Warga Bantul Sadar Bahaya Politik Uang
Penggunaan uang untuk membeli suara hanya melahirkan pemimpin yang tidak sungguh-sungguh memperhatikan masyarakat.
KORANBERNAS.ID, BANTUL -- Menjelang pemilihan bupati dan calon bupati 2024, kesadaran politik warga Bantul semakin meningkat. Hal ini tercermin dari pernyataan beberapa warga yang menegaskan bahwa mereka tidak akan memilih berdasarkan amplop uang yang diterima dari pasangan calon (paslon). Mereka menyadari bahaya politik uang, bahwa suara atau hak pilih mereka tidak bisa dihargai hanya dengan beberapa ratus ribu rupiah.
Seorang petani dari Srandakan, Sugeng, menyatakan dirinya mengetahui betapa kerasnya bekerja untuk mendapatkan hasil panen. "Uang dari paslon memang bisa membantu sementara, tapi saya tidak mau suara saya dibeli," terang dia.
Sugeng menegaskan dirinya akan memilih pemimpin yang benar-benar peduli dan punya rekam jejak baik, meskipun baru di tingkat kelurahan.
Seorang pengemudi ojek online yang tinggal di Banguntapan, Haryadi, mengatakan ingin menggunakan hak pilih dengan sebaik-baiknya. Dengan kata lain, dirinya akan benar-benar menyeleksi calon kepala daerah yang terbaik, bukan seperti memilih kucing dalam karung.
Perubahan positif
"Saya sering mendengar keluhan dari penumpang tentang kondisi Bantul. Kami butuh pemimpin yang amanah dan punya komitmen memajukan Bantul di segala lini," ungkapnya.
Pengalaman dari beberapa pemilihan umum sebelumnya menunjukkan bahwa penggunaan uang untuk membeli suara hanya melahirkan pemimpin yang tidak sungguh-sungguh memperhatikan masyarakat.
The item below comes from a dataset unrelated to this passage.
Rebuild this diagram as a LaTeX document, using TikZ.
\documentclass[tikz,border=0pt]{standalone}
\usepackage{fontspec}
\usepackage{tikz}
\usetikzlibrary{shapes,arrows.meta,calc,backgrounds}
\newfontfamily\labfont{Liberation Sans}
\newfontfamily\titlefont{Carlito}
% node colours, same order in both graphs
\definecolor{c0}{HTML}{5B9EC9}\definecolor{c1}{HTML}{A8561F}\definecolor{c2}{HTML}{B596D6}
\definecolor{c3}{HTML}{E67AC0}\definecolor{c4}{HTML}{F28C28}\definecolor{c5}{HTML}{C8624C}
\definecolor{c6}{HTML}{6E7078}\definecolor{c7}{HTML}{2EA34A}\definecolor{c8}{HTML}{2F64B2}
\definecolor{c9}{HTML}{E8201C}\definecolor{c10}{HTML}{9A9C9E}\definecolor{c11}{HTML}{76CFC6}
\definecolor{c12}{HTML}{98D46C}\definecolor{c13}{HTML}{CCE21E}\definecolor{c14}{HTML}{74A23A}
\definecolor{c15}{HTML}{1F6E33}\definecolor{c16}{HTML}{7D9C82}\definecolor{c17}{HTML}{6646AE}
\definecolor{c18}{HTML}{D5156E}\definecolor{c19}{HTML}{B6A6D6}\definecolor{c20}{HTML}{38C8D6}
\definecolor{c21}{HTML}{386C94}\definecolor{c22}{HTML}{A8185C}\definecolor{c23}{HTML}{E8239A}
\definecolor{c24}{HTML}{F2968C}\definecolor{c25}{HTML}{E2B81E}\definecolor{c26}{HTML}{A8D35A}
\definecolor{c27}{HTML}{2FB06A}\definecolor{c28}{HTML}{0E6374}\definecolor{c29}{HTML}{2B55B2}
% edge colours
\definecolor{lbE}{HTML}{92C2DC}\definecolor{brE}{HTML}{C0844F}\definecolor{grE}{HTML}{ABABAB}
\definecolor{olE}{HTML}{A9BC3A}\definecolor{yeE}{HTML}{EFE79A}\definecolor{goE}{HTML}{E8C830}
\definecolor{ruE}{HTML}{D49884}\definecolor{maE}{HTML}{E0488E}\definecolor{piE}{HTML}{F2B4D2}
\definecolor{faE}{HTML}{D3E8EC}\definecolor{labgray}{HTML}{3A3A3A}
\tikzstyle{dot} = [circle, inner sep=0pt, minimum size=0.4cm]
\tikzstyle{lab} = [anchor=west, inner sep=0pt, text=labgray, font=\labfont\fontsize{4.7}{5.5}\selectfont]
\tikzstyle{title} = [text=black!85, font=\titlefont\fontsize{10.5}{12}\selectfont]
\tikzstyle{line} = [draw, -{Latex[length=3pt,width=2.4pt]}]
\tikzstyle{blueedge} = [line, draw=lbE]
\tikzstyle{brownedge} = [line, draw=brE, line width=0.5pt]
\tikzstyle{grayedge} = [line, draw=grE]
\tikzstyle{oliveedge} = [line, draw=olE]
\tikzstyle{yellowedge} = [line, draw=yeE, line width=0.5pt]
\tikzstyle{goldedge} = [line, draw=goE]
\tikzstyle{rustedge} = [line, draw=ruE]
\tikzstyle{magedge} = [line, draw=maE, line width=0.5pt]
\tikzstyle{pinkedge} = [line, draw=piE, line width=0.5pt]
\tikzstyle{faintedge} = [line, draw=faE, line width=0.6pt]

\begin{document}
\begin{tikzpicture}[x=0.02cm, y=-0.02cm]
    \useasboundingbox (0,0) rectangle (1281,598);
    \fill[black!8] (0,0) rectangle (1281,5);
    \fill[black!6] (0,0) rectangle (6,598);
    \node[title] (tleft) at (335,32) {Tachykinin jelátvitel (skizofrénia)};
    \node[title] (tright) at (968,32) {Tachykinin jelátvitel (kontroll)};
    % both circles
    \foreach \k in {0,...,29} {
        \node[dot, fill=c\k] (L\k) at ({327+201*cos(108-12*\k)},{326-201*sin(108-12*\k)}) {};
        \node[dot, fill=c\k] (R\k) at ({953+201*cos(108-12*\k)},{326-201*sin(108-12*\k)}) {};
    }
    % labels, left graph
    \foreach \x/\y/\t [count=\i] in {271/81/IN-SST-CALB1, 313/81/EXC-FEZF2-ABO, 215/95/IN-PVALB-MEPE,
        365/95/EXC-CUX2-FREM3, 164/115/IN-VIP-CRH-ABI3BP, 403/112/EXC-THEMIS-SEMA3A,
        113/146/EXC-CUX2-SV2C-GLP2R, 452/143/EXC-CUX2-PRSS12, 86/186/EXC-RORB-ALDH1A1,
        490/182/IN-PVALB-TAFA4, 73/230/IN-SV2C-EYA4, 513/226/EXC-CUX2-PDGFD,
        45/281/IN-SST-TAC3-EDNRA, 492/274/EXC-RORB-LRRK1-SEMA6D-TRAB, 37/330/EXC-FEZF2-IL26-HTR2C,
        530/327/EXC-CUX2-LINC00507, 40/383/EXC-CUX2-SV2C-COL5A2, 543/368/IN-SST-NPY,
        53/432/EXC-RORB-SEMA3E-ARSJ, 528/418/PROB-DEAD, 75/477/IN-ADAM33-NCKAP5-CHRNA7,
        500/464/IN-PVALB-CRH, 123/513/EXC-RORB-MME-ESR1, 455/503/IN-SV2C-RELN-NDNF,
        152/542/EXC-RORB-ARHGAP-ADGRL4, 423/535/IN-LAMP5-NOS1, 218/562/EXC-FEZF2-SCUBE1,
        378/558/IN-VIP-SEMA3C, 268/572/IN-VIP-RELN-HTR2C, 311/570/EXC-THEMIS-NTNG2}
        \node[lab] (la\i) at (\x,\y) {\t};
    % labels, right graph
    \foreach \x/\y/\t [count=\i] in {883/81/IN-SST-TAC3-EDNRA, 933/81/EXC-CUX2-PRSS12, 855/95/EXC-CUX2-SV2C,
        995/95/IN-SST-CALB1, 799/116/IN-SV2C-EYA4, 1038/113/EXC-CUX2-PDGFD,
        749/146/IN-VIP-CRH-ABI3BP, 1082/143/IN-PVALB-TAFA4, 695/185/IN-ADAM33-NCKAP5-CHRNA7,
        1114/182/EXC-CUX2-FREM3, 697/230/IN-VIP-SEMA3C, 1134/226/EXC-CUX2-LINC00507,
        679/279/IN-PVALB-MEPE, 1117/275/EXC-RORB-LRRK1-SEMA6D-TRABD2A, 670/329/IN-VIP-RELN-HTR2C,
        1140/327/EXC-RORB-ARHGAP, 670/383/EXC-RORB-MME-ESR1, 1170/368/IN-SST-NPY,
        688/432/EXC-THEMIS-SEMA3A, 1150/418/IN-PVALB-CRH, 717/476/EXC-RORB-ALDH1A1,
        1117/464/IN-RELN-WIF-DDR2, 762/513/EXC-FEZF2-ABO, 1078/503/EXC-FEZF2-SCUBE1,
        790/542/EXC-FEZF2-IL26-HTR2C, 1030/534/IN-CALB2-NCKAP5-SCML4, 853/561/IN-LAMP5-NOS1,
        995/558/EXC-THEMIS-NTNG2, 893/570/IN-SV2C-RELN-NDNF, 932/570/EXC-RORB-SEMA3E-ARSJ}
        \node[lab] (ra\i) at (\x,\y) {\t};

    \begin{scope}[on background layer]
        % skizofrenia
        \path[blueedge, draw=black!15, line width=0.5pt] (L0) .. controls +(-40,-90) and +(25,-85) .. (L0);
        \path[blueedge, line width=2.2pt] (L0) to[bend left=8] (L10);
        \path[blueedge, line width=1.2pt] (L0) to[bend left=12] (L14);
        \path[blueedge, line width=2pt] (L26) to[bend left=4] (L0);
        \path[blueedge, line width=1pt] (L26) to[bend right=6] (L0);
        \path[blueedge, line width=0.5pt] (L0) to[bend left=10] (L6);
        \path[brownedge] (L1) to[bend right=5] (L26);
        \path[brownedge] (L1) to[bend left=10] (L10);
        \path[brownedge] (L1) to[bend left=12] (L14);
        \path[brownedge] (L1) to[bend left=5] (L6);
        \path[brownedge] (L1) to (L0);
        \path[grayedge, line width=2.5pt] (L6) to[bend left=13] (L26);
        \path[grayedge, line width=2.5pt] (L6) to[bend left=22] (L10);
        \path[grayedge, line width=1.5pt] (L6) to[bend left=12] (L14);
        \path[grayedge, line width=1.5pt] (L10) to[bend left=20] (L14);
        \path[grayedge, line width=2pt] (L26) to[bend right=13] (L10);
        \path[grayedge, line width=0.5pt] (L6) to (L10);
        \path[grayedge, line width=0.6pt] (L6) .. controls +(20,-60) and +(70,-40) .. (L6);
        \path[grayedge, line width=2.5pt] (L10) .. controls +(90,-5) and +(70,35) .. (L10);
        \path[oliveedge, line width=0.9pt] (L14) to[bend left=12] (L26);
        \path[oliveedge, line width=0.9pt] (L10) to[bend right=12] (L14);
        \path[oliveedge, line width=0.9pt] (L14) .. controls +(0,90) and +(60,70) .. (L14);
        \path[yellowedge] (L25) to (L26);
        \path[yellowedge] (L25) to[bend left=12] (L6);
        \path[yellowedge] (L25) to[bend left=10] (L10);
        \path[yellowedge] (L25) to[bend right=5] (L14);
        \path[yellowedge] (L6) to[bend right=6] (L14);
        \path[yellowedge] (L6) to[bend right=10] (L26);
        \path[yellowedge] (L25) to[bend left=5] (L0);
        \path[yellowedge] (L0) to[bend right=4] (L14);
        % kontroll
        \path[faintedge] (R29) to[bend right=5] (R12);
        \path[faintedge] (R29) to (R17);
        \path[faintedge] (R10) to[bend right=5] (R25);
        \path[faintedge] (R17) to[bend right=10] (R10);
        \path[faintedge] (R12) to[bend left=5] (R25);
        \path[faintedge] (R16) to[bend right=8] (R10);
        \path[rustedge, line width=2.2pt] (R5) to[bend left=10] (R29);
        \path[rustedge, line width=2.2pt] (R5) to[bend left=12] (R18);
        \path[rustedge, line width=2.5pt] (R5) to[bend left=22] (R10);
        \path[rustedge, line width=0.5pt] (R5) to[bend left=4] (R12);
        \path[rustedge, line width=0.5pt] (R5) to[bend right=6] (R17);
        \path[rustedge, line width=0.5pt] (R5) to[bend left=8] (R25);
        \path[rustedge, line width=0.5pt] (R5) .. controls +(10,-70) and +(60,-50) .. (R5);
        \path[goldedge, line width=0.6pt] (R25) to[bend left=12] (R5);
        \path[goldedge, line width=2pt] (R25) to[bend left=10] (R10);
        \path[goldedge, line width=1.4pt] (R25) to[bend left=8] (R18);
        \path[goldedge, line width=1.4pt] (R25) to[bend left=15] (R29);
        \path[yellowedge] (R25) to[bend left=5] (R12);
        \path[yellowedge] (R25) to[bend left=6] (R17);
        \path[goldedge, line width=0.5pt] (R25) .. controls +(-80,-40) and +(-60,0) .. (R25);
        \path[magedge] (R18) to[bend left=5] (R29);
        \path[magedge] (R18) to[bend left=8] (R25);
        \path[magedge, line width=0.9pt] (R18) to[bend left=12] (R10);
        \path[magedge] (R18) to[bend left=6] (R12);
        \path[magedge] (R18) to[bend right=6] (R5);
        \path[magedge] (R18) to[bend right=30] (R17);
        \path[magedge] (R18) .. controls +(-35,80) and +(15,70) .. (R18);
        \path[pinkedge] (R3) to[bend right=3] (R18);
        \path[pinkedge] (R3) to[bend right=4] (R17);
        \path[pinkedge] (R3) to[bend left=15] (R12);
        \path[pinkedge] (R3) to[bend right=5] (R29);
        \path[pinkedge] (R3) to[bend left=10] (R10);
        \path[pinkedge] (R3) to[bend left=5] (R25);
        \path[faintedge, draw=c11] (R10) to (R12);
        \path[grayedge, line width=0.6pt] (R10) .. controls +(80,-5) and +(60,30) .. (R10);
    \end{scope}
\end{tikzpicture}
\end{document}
Dia pun berharap, pemilihan bupati 2024 dapat menghasilkan pemimpin yang benar-benar mampu membawa perubahan positif bagi Bantul.
Jogja Corruption Watch (JCW) mendorong sanksi terhadap praktik politik uang pada pilkada diperberat untuk menimbulkan efek jera bagi pelaku politik uang. Badan Pengawas Pemilu (Bawaslu) pada semua level, termasuk di Bantul, didorong untuk meningkatkan patroli pengawasan.
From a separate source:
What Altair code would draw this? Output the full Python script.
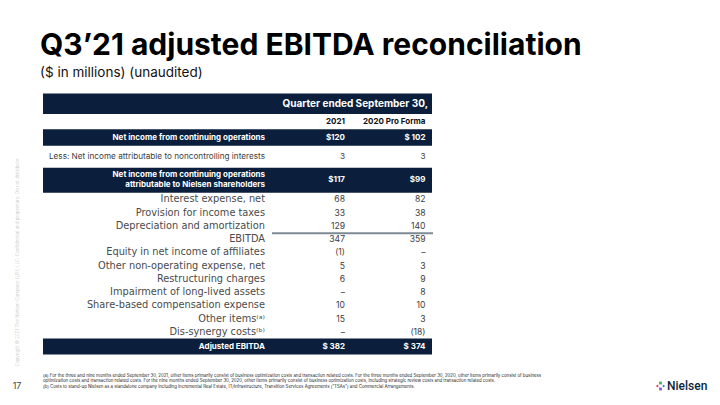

"JCW mendorong Bawaslu di semua level untuk meningkatkan patroli pengawasan yang dimulai pada masa kampanye seperti sekarang ini karena yang penting adalah mencegah terjadinya praktik politik uang agar tidak terjadi. Lakukan pengawasan setiap tahapan Pilkada," tegas Baharuddin Kamba, aktivis JCW kepada awak media, Kamis (24/10/2024).
Memberi tindakan
Hal ini penting agar membuat para pelaku takut melakukan politik uang. Bila ditemukan adanya praktik politik uang, seharusnya Sentra Gakkumdu (Sentra Penegakan Hukum Terpadu) langsung memberi tindakan kepada pelaku dengan jerat pidana.
"Bawaslu seharusnya dapat melanjutkan ke tindak pidana dan ke Sentra Gakkumdu karena politik uang termasuk larangan kampanye yang berakibat terhadap tindak pidana pemilu termasuk Pilkada," kata dia.
Selain itu JCW juga mendorong adanya pengawasan dari Pusat Pelaporan dan Analisis Transaksi Keuangan (PPATK) untuk melacak aliran dana kampanye seluruh paslon dalam kontestasi Pilkada di seluruh Kabupaten maupun Kota ada di Provinsi Daerah Istimewa Yogyakarta.
Kamba juga menegaskan, saat ini sanksi terkait politik uang yang diatur di Undang-Undang Pemilu masih tergolong ringan. “Kalau kita melihat Pasal 523 baik dari ayat 1 sampai dengan ayat 3 di Undang-Undang Pemilu, sanksi terhadap politik uang tidak terlalu tinggi, baik dari pemberian pidana penjaranya maupun juga pidana dendanya. Pemberian sanksinya ada yang 1 tahun, kemudian ada yang 2 tahun,” kata dia.
Ketentuan
Menurut dia, Undang-Undang Pemilu saat ini belum cukup komprehensif mengatur tentang politik uang. "Tidak ada ketentuan secara spesifik yang mengatur apa itu politik uang. Namun, ada sejumlah ketentuan dalam Undang-Undang Pemilu yang mengatur kegiatan aktivitas atau perbuatan yang mengarah pada politik uang yaitu Pasal 280 dan Pasal 253," terang dia.
Apabila dilihat pada Pasal 253, lanjut Kamba, ada periode waktu aktivitas atau perbuatan bisa disebutkan politik uang, di antaranya dilakukan pada masa kampanye, masa tenang, hari pemungutan suara, dan perhitungan suara. Sementara, di luar itu tidak bisa disebut politik uang.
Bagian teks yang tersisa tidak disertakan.